* **INSTRUCTION**
Reproduce the material word for word; the images stay out.

* **DATA EXCERPT**
□ □ □ □ □

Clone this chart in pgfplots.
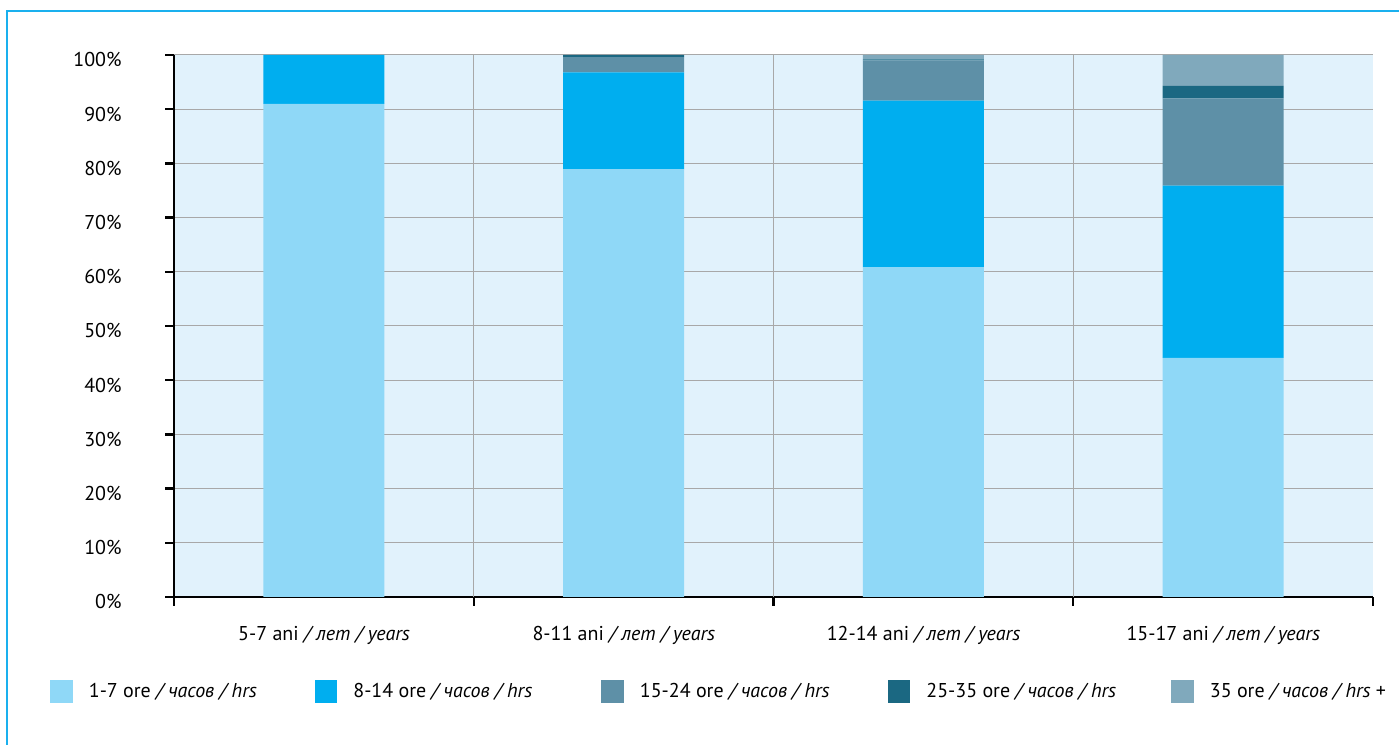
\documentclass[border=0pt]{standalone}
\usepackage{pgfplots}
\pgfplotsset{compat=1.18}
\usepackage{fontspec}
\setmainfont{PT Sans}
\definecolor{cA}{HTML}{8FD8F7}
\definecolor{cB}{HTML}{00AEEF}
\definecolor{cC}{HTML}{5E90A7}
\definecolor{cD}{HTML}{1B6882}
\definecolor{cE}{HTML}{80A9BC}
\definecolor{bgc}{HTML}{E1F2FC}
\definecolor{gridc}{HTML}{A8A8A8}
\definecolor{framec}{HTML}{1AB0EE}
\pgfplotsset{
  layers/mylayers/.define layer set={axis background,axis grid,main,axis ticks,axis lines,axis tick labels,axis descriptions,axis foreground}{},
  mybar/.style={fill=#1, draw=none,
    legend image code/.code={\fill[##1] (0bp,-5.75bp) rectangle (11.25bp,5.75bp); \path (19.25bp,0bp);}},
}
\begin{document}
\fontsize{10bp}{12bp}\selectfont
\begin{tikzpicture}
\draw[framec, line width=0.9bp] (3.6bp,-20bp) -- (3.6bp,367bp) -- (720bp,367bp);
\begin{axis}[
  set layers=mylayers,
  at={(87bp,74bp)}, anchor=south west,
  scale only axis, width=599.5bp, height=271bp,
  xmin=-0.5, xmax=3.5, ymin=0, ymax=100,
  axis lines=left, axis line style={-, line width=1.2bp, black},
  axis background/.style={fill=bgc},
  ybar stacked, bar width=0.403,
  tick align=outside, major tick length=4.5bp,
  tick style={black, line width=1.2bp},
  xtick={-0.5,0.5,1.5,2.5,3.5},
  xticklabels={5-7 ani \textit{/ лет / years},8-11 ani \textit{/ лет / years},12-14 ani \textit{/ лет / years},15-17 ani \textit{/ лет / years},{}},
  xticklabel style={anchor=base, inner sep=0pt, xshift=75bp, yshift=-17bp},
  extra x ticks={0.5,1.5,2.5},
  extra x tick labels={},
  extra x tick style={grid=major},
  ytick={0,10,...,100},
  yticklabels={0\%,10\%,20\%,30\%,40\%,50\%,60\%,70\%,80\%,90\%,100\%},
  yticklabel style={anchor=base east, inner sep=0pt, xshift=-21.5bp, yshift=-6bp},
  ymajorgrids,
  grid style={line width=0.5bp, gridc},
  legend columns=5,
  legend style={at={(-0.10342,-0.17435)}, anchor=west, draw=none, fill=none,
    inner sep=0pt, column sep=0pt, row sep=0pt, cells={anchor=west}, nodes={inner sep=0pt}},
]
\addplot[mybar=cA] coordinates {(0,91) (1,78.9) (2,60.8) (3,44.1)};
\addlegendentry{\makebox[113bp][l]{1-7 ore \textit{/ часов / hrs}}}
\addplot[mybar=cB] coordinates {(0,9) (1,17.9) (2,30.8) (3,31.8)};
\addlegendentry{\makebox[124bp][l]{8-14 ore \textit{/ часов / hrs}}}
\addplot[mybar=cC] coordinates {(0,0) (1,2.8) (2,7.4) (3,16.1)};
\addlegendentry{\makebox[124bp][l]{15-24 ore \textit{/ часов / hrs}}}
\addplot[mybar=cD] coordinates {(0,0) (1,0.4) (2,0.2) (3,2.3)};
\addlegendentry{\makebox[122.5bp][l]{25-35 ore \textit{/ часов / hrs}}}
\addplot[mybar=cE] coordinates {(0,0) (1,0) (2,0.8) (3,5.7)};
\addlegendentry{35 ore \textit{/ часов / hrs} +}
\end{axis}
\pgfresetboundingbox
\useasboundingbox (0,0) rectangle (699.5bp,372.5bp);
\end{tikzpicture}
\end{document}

□ □ □ □ □

* **WRITTEN RESPONSE**
Clone this chart in pgfplots.
\documentclass[border=0pt]{standalone}
\usepackage{pgfplots}
\pgfplotsset{compat=1.18}
\usepackage{fontspec}
\setmainfont{PT Sans}
\definecolor{cA}{HTML}{8FD8F7}
\definecolor{cB}{HTML}{00AEEF}
\definecolor{cC}{HTML}{5E90A7}
\definecolor{cD}{HTML}{1B6882}
\definecolor{cE}{HTML}{80A9BC}
\definecolor{bgc}{HTML}{E1F2FC}
\definecolor{gridc}{HTML}{A8A8A8}
\definecolor{framec}{HTML}{1AB0EE}
\pgfplotsset{
  layers/mylayers/.define layer set={axis background,axis grid,main,axis ticks,axis lines,axis tick labels,axis descriptions,axis foreground}{},
  mybar/.style={fill=#1, draw=none,
    legend image code/.code={\fill[##1] (0bp,-5.75bp) rectangle (11.25bp,5.75bp); \path (19.25bp,0bp);}},
}
\begin{document}
\fontsize{10bp}{12bp}\selectfont
\begin{tikzpicture}
\draw[framec, line width=0.9bp] (3.6bp,-20bp) -- (3.6bp,367bp) -- (720bp,367bp);
\begin{axis}[
  set layers=mylayers,
  at={(87bp,74bp)}, anchor=south west,
  scale only axis, width=599.5bp, height=271bp,
  xmin=-0.5, xmax=3.5, ymin=0, ymax=100,
  axis lines=left, axis line style={-, line width=1.2bp, black},
  axis background/.style={fill=bgc},
  ybar stacked, bar width=0.403,
  tick align=outside, major tick length=4.5bp,
  tick style={black, line width=1.2bp},
  xtick={-0.5,0.5,1.5,2.5,3.5},
  xticklabels={5-7 ani \textit{/ лет / years},8-11 ani \textit{/ лет / years},12-14 ani \textit{/ лет / years},15-17 ani \textit{/ лет / years},{}},
  xticklabel style={anchor=base, inner sep=0pt, xshift=75bp, yshift=-17bp},
  extra x ticks={0.5,1.5,2.5},
  extra x tick labels={},
  extra x tick style={grid=major},
  ytick={0,10,...,100},
  yticklabels={0\%,10\%,20\%,30\%,40\%,50\%,60\%,70\%,80\%,90\%,100\%},
  yticklabel style={anchor=base east, inner sep=0pt, xshift=-21.5bp, yshift=-6bp},
  ymajorgrids,
  grid style={line width=0.5bp, gridc},
  legend columns=5,
  legend style={at={(-0.10342,-0.17435)}, anchor=west, draw=none, fill=none,
    inner sep=0pt, column sep=0pt, row sep=0pt, cells={anchor=west}, nodes={inner sep=0pt}},
]
\addplot[mybar=cA] coordinates {(0,91) (1,78.9) (2,60.8) (3,44.1)};
\addlegendentry{\makebox[113bp][l]{1-7 ore \textit{/ часов / hrs}}}
\addplot[mybar=cB] coordinates {(0,9) (1,17.9) (2,30.8) (3,31.8)};
\addlegendentry{\makebox[124bp][l]{8-14 ore \textit{/ часов / hrs}}}
\addplot[mybar=cC] coordinates {(0,0) (1,2.8) (2,7.4) (3,16.1)};
\addlegendentry{\makebox[124bp][l]{15-24 ore \textit{/ часов / hrs}}}
\addplot[mybar=cD] coordinates {(0,0) (1,0.4) (2,0.2) (3,2.3)};
\addlegendentry{\makebox[122.5bp][l]{25-35 ore \textit{/ часов / hrs}}}
\addplot[mybar=cE] coordinates {(0,0) (1,0) (2,0.8) (3,5.7)};
\addlegendentry{35 ore \textit{/ часов / hrs} +}
\end{axis}
\pgfresetboundingbox
\useasboundingbox (0,0) rectangle (699.5bp,372.5bp);
\end{tikzpicture}
\end{document}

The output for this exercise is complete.